My plan was to take the diner scene, the scene where Mare first sits down with her high school sweetheart to find out why he left prom night and never came back, and put in his POV because I need his POV in here. But I've tried for the hour now, and it's not going to work, at least not until I step back and reconceptualize this. Because as it's written now, and I like it, it's about Mare trying to cope with choices: She didn't have any and now she has three and she's trying not to get sucked into Crash's life again since he left her before.

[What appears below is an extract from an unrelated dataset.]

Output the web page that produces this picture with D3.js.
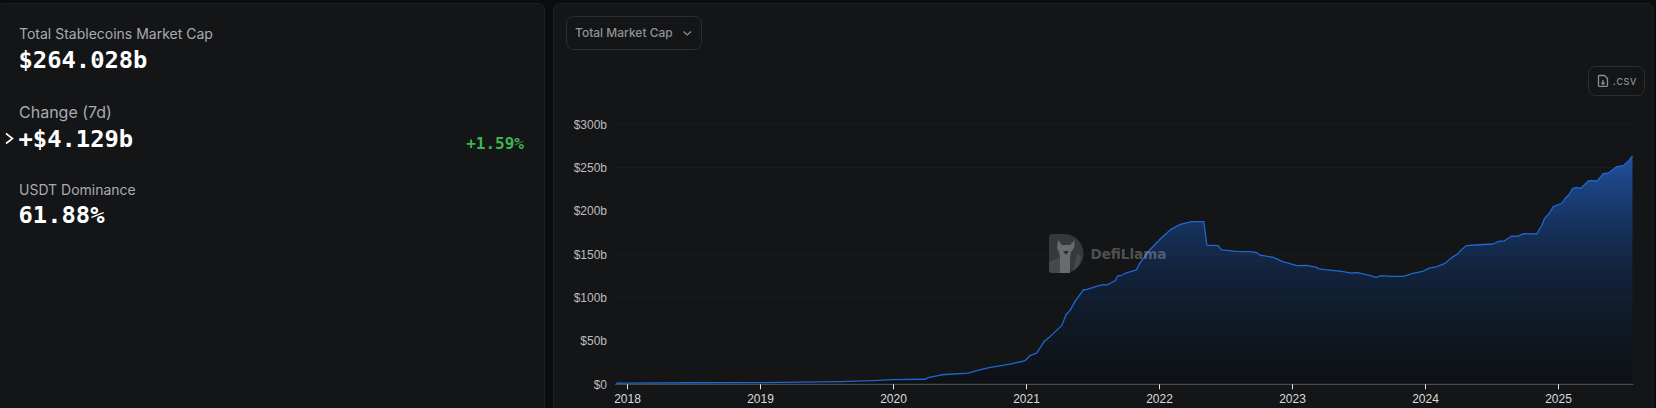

Which made me realize that although I do need Crash's viewpoint, I need it in his VIEWPOINT, that is, it's not just that it has to be in his head and his voice, it has to be his story. Which means I have to know what his story is. I know the end of it, but I have to figure out how to introduce it, and I think that has to be in a scene that follows the diner scene, not the diner scene itself.

Which means I just blew an hour messing with a perfectly good scene, but at least we've learned something from this, Dorothy.

Argh.

Saturday, April 08, 2006

JENNY: Mare 1

I didn't get as much done as I'd planned (that should be tattooed on my forehead) but I did spend an hour reading what I'd already written and you know what? It's good. I'm happy. Mare's got a snappy attitude on her that I really like. Very brisk, mistress of the universe stuff.

But I think the version that's on this laptop is an old one, I'm pretty sure I've got more stuff at home. And thank God, that's where I'm going tomorrow.

Note to self: Update files on laptop before hitting the road again.

Argh.

Friday, April 07, 2006

JENNY: So here's the plan . . .

You know it's hard working on two novels, a proposal, and a book tour all at the same time. I know, poor me, WAH.
We had originally kind of sort of planned to blog each of us once a week--especially since our book is due like NOW--but that's not happening.
But I want to get back to Mare, I love Mare, so I'm thinking that I might try the twelve days of Mare here. Promise myself to work for an hour every night on Mare even though it's Book Tour Month, just as a vacation from Book Tour Insanity. Eileen and Krissie are working on their solo novels, but they're both ahead of me anyway.
So the plan is one hour a night, I'll give to Mare and I'll come in here and journal about what I did in order to keep myself honest.
I can do an hour a night, that's EASY.
Famous last words.
Twelve Days of Mare. Starting tomorrow. Really.